You can set up alerts to be sent to you via email or SMS. Anything you might want to know about can be arranged to alert you, whether it is an event or a price drop on a product you are interested in buying. And for the buying alerts, Springpad is working with some retailers and you might even get a Springpad-only coupon for the desired item.

With the web clipper button in your browser, if you can find it, you can clip it. The tool will suggest different categories or filters, so that the information gets appropriately slotted. But what makes Springpad special here is that the clipper is smart. It uses semantic technology to figure out what you are clipping and, therefore, interested in and makes related suggestions. Same goes for adding content via the mobile apps. Clip a movie and get local movie times. Clip a recipe and get prompted to add a shopping list. If Evernote is a filing cabinet, Springpad is a virtual assistant presenting added info you may not have thought of or were going to do next yourself. And this is where Springpad shines – it does some of the “thinking” for you. Springpad does more than simply hold your vast collection of information only accessible via rudimentary organization or search. Springpad is the perfect tool for people who want to get organized but can’t handle the process or can’t be bothered to set up their own organizational system.

I like the OneNote-like aspect of creating notebooks with tabbed pages. Springpad notebooks also offer templates, or apps as they call them in Springpad-land.  The apps help you actually accomplish goals with the information you save. You can add a wine notebook (sponsored by social wunderkind Gary Vee), a meal planner, a movie tracker, a travel checklist, a blog post planner, even a cleaning supply inventory. Again, Springpad works in conjunction with other “experts”, so, for example, the meal planner template or app results in a recipe list created with the help of Epicurious and Allrecipes.

In many ways, Springpad obviates the need for several separate apps. Springpad can: save notes a la Evernote; save bookmarks a la Delicious; save tasks a la Remember The Milk; and, create grocery checklists a la Grocery IQ. So, put a checkmark in Springpad’s plus column next to its ability to simplify and shorten your retinue of day to day applications necessary for staying on top of your game.

While I am not sure of the particular utility of this feature, you can integrate your Springpad information with your social networks. In other words, if you clipped something particularly interesting to a demographic broader than yourself, you can put your saved info into your Facebook or Twitter stream and “alert the media” so to speak. You also can tap the community built right into Springpad itself – yet another on-line venue to get social over information sharing.

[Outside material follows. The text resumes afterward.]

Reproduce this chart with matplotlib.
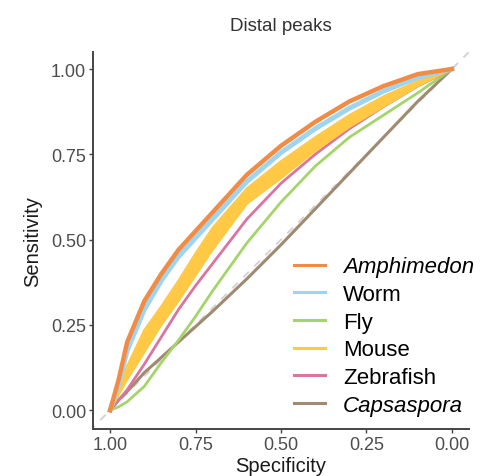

Check out the quick overview of Springpad here, and see if you like its outline:

Springpad has been busy. It recently released an Android app and now, to my great joy, it has released a shiny new iPad app! There are lots of enhancements in the iPad and new iPhone app – hit the jump (link here) to read more on the details.

There is always some bad news, isn’t there? If you use Windows Mobile, Blackberry or Palm’s WebOS, you are out of luck. But with the rapid development Springpad has been pouring into its product over the past several months, I fully anticipate seeing an option on all viable platforms in the near future.